When trying to polish out a hamon created via clay quench, I sand to 1500, and then etch in dilute ferric chloride for around 15-30 seconds. Vinegar will also work, it just takes longer. You may try longer soaks in the vinegar. After etching, I polish using red rouge (basically iron oxide) shavings dissolved into a shop towel with WD40. This helps gently remove the oxides and bring out some detail in the hamon. I repeat etching and polishing until I'm happy with the results.

For guys just etching a quench line, many just brute force it using a strong etch to get the line to show, forgoing most of the finer polishing because of the lesser activity seen in such lines.

--nathan
 
I harden with a torch, so I get a variable zoned hardening. The differences are very apparent when I'm etching, but most of the color differences go away when I hand polish. Am I going too high in my initial polish?
 
Wow, big thanks to bladsmth and Mr. Wheeler. That video was a huge help. I guess i wasn't letting the blade etch long enough. Next time I will try the ferric chloride.
 
From ALL of my experience...1500X PAPER, will wipe your vinegar etch right off. :eek:

And jumping from 1500X paper to 3000X powder isn't going to get you what you want either. IMHO :) Many folks don't know this (I didn't until I started messing around with them) but powdered abrasives do not cut like paper or stone abrasives. An equivalent grit powder will cut MUCH MUCH finer than its paper backed cousin. If you stop at 1500X paper, and then etch, I'd recommend 1200 or 1500 grit POWDER as your follow-up. Ebay has all these things at your fingertips. ;) :)

If you did a real deep etch with Ferric Chloride, I think you MIGHT be able to follow it with 1500X paper... but I'd still recommend powder, or 2000X paper. And if you use paper after the etch, make only very smooth, LIGHT, single direction pulls... no aggressive back and forth sanding.

I'm not a professional polisher, but I did stay in a Motel 6 next door to a Holiday Inn once. ;) :D

Oh, and you need to remove the oxides BETWEEN each etch. If you don't, then you're not giving the etchant a nice, clean surface to "bite into." :)
 
From ALL of my experience...1500X PAPER, will wipe your vinegar etch right off. :eek:

And jumping from 1500X paper to 3000X powder isn't going to get you what you want either. IMHO :) Many folks don't know this (I didn't until I started messing around with them) but powdered abrasives do not cut like paper or stone abrasives. An equivalent grit powder will cut MUCH MUCH finer than its paper backed cousin. If you stop at 1500X paper, and then etch, I'd recommend 1200 or 1500 grit POWDER as your follow-up. Ebay has all these things at your fingertips. ;) :)

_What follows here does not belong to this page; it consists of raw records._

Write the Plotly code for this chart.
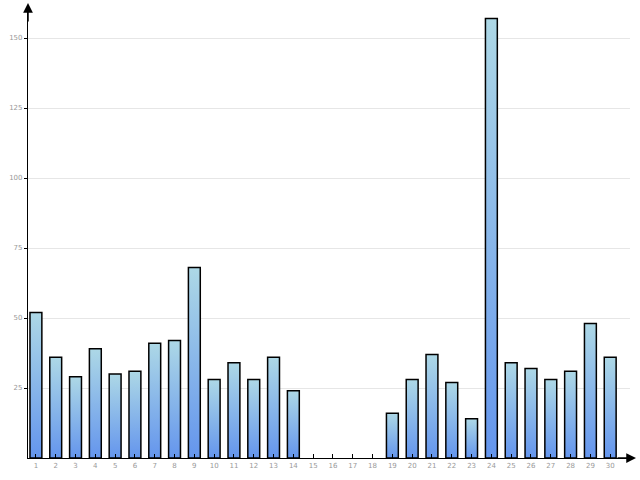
import plotly.graph_objects as go

days = list(range(1, 31))
counts = [52, 36, 29, 39, 30, 31, 41, 42, 68, 28, 34, 28, 36, 24, 0, 0, 0, 0,
          16, 28, 37, 27, 14, 157, 34, 32, 28, 31, 48, 36]
y_ticks = [25, 50, 75, 100, 125, 150]
x_labels = [str(d) for d in days]

BAR_W = 0.6
fig = go.Figure()
for d, v in zip(days, counts):
    if v <= 0:
        continue
    x0, x1 = d - BAR_W / 2, d + BAR_W / 2
    fig.add_trace(go.Scatter(
        x=[x0, x0, x1, x1, x0], y=[0, v, v, 0, 0],
        mode='lines', fill='toself',
        fillgradient=dict(type='vertical',
                          colorscale=[[0, '#6495ED'], [1, '#ADD8E6']]),
        line=dict(color='black', width=1.5),
        hoverinfo='skip', showlegend=False))

fig.update_layout(
    width=640, height=480,
    margin=dict(l=28, r=10, t=10, b=22, autoexpand=False),
    plot_bgcolor='white', paper_bgcolor='white',
    font=dict(family='DejaVu Sans', size=8, color='#999999'),
    xaxis=dict(range=[0.6, 31.0], tickvals=days, ticktext=x_labels,
               automargin=False,
               showgrid=False, zeroline=False, showline=True,
               linecolor='black', linewidth=1.2,
               ticks='inside', ticklen=4, tickcolor='black', tickwidth=1,
               tickfont=dict(size=7, color='#999999')),
    yaxis=dict(range=[0, 160], tickvals=y_ticks, automargin=False,
               showgrid=True, gridcolor='#e6e6e6', gridwidth=1,
               zeroline=False, showline=True,
               linecolor='black', linewidth=1.2,
               ticks='outside', ticklen=3, tickcolor='black', tickwidth=1,
               tickfont=dict(size=7, color='#999999')),
)

# axis arrows
fig.add_annotation(xref='paper', yref='paper', x=0, y=1 + 7 / 448,
                   ax=0, ay=20, text='',
                   showarrow=True, arrowhead=2, arrowsize=1.3, arrowwidth=1.5,
                   arrowcolor='black')
fig.add_annotation(xref='paper', yref='paper', x=1 + 6 / 602, y=0,
                   ax=-20, ay=0, text='',
                   showarrow=True, arrowhead=2, arrowsize=1.3, arrowwidth=1.5,
                   arrowcolor='black')

fig.write_html("out.html", config={'displayModeBar': False},
               post_script="document.body.style.margin='0';")
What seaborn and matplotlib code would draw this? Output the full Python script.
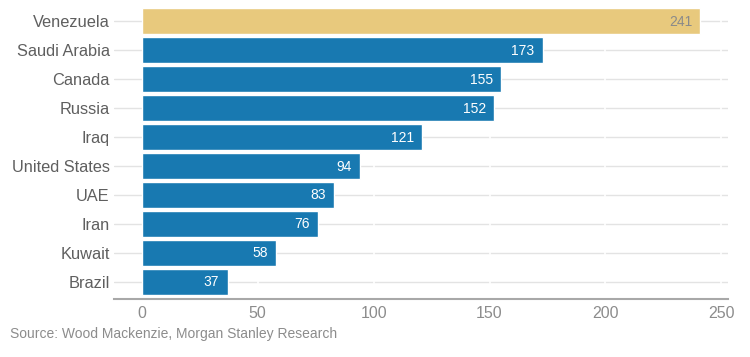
import matplotlib
matplotlib.use('Agg')
import matplotlib.pyplot as plt
import seaborn as sns
import pandas as pd

# Data
countries = ['Venezuela', 'Saudi Arabia', 'Canada', 'Russia', 'Iraq',
             'United States', 'UAE', 'Iran', 'Kuwait', 'Brazil']
values = [241, 173, 155, 152, 121, 94, 83, 76, 58, 37]
highlight = 'Venezuela'
x_ticks = [0, 50, 100, 150, 200, 250]
source_text = 'Source: Wood Mackenzie, Morgan Stanley Research'

df = pd.DataFrame({'country': countries, 'value': values})

blue = '#1879b1'
gold = '#e8c97d'
palette = {c: (gold if c == highlight else blue) for c in countries}

sns.set_style('white')
plt.rcParams['font.family'] = ['Liberation Sans', 'DejaVu Sans']

fig = plt.figure(figsize=(7.5, 3.57), dpi=100)
ax = fig.add_axes([0.152, 0.1625, 0.819, 0.823])

# Light horizontal grid lines behind the bars, broken by white verticals
for i in range(len(countries)):
    ax.axhline(i, color='#e3e3e3', lw=1.0, zorder=0)
for t in x_ticks[1:]:
    ax.axvline(t, color='white', lw=1.2, zorder=0.5)

sns.barplot(data=df, x='value', y='country', hue='country', palette=palette,
            order=countries, hue_order=countries, legend=False,
            width=0.9, saturation=1, ax=ax, zorder=2)

# Value labels inside the bar ends
for i, (c, v) in enumerate(zip(countries, values)):
    ax.annotate(str(v), xy=(v, i), xytext=(-6, -0.5), textcoords='offset points',
                ha='right', va='center', fontsize=10,
                color='#8a8a8a' if c == highlight else 'white', zorder=3)

ax.set_xlim(-12, 253)
ax.set_ylim(9.6, -0.55)
ax.set_xticks(x_ticks)
ax.set_xlabel('')
ax.set_ylabel('')
ax.tick_params(axis='x', length=0, pad=5, labelsize=11.5, labelcolor='#8c8c8c')
ax.tick_params(axis='y', length=0, pad=3, labelsize=11.8, labelcolor='#5f5f5f')

for side in ['top', 'right', 'left']:
    ax.spines[side].set_visible(False)
ax.spines['bottom'].set_color('#a8a8a8')
ax.spines['bottom'].set_linewidth(1.5)

fig.text(0.013, 0.065, source_text, fontsize=10, color='#8c8c8c', ha='left', va='center')

fig.savefig('out.png', dpi=100)
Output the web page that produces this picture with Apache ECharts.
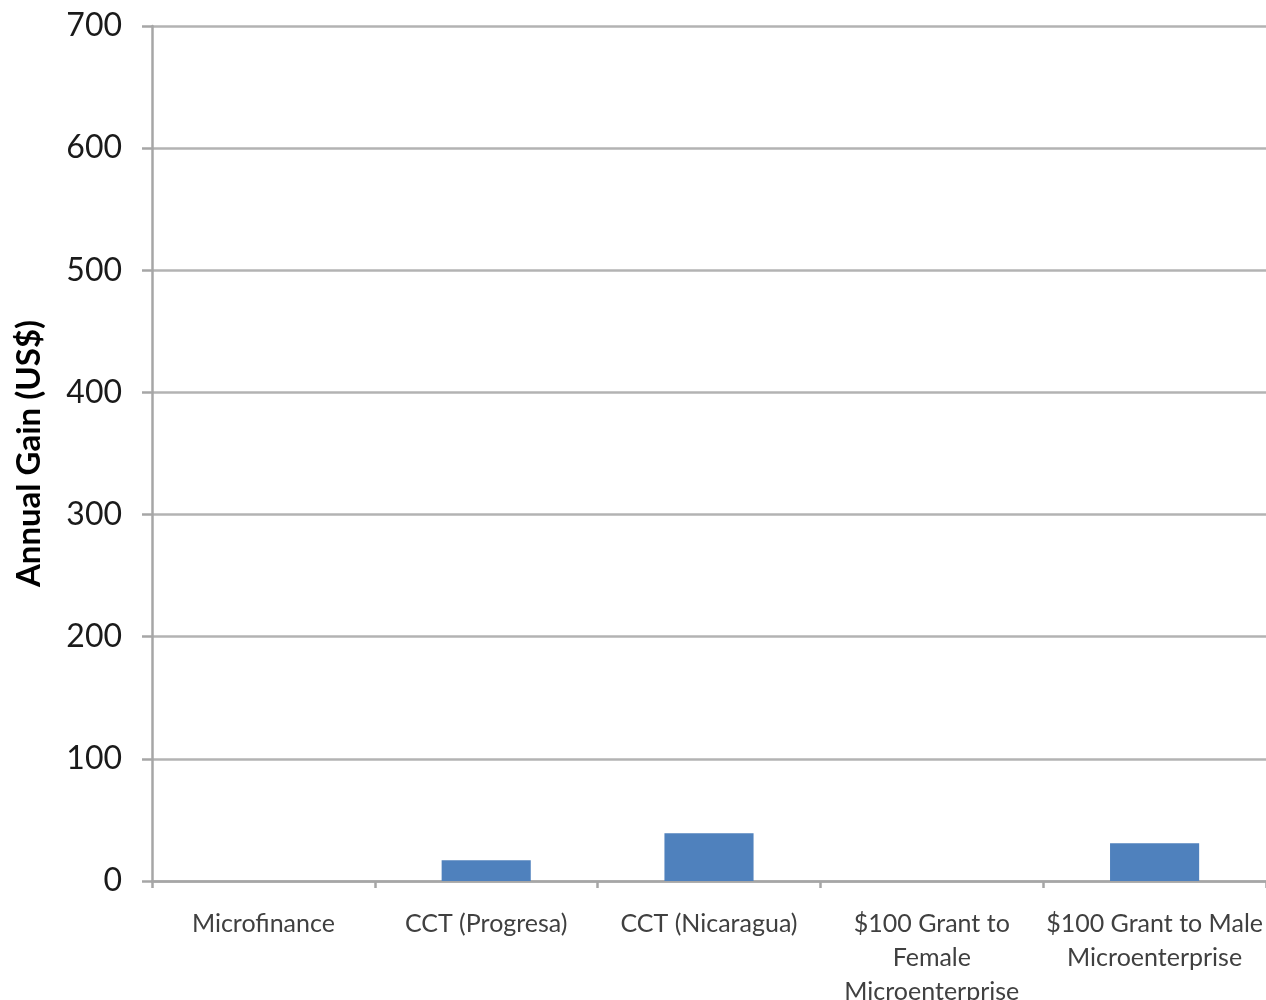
<!DOCTYPE html>
<html>
<head>
<meta charset="utf-8">
<script src="https://cdn.jsdelivr.net/npm/echarts@6/dist/echarts.min.js"></script>
<style>
html,body{margin:0;padding:0;background:#fff;}
#c{width:1266px;height:1000px;}
</style>
</head>
<body>
<div id="c"></div>
<script>
const categories = [
  "Microfinance",
  "CCT (Progresa)",
  "CCT (Nicaragua)",
  "$100 Grant to\nFemale\nMicroenterprise",
  "$100 Grant to Male\nMicroenterprise"
];
const gains = [0, 17, 39, 0, 31];
const yTicks = { min: 0, max: 700, interval: 100 };
const yTitle = "Annual Gain (US$)";

const chart = echarts.init(document.getElementById('c'));
chart.setOption({
  animation: false,
  backgroundColor: '#ffffff',
  grid: { left: 152, right: 0, top: 26, bottom: 119, containLabel: false, outerBoundsMode: 'none' },
  xAxis: {
    type: 'category',
    data: categories,
    boundaryGap: true,
    axisLine: { show: true, lineStyle: { color: '#a6a6a6', width: 2.5 } },
    axisTick: { show: true, alignWithLabel: false, length: 7, lineStyle: { color: '#a6a6a6', width: 2.5 } },
    axisLabel: {
      interval: 0,
      fontFamily: 'Lato',
      fontSize: 25,
      color: '#404040',
      lineHeight: 34,
      margin: 26
    },
    splitLine: { show: false }
  },
  yAxis: {
    type: 'value',
    min: yTicks.min,
    max: yTicks.max,
    interval: yTicks.interval,
    name: yTitle,
    nameLocation: 'middle',
    nameGap: 106,
    nameRotate: 90,
    nameTextStyle: { fontFamily: 'Lato', fontWeight: 'bold', fontSize: 33, color: '#000' },
    axisLine: { show: true, lineStyle: { color: '#a6a6a6', width: 2.5 } },
    axisTick: { show: true, length: 10, lineStyle: { color: '#a6a6a6', width: 2.5 } },
    axisLabel: { fontFamily: 'Lato', fontSize: 32, color: '#1a1a1a', margin: 30 },
    splitLine: { show: true, lineStyle: { color: '#b3b3b3', width: 2.5 } }
  },
  series: [{
    type: 'bar',
    data: gains,
    barWidth: '40%',
    itemStyle: { color: '#4f81bd' }
  }]
});
</script>
</body>
</html>
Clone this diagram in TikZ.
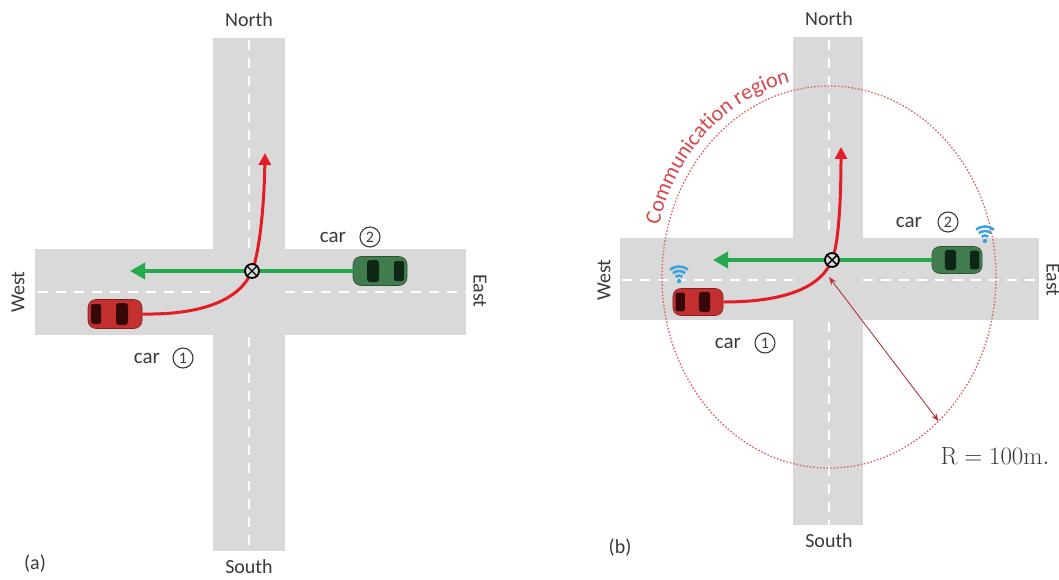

If you did a real deep etch with Ferric Chloride, I think you MIGHT be able to follow it with 1500X paper... but I'd still recommend powder, or 2000X paper. And if you use paper after the etch, make only very smooth, LIGHT, single direction pulls... no aggressive back and forth sanding.

I'm not a professional polisher, but I did stay in a Motel 6 next door to a Holiday Inn once. ;) :D

Oh, and you need to remove the oxides BETWEEN each etch. If you don't, then you're not giving the etchant a nice, clean surface to "bite into." :)


I've followed your etching videos, did you or are you going to do the polishing steps too?
 
So a slurry with the abrasive powder and rub till I'm arthritic, concentrating on the hardened area more...?

How do you tell when you have done enough polishing on that cycle and are ready to reetch and repeat ?

Good question...! Let me know when you find a good answer. :)

Sorry, I have no idea how 3000 grit paper would work... I don't have any. :)
 
I wasn't being smart... I really don't know how to answer. I don't think I've ever done two the same. I've had a couple where I think, "Hmm, not quite there, better etch again." And then feel like I've ruined it after doing another etch.

I don't have any hard and fast rules or ideas about just how to remove the oxides or how you know when you're done. I just dick with it until I think it looks as good as I can make it. And that's always changing too. A blade I would have been ecstatic over just four or five years ago, would be trash worthy now.

There are times I wish I had never gotten into clay hardening, just because it can be so frustrating with so many unknowns and variables. But I love the outcome... when it goes right... so I keep plugging away.

With most things in my knife making like this, where I don't give a concrete answer to a question, it's because I don't know a concrete answer... not because I don't want to help.
 
I cleanex the blade with Windex witb ammonia and noticed that it ate most of the oxides off. Will this damage the blade in any way? If not it seems like an easy way to clean before etching again.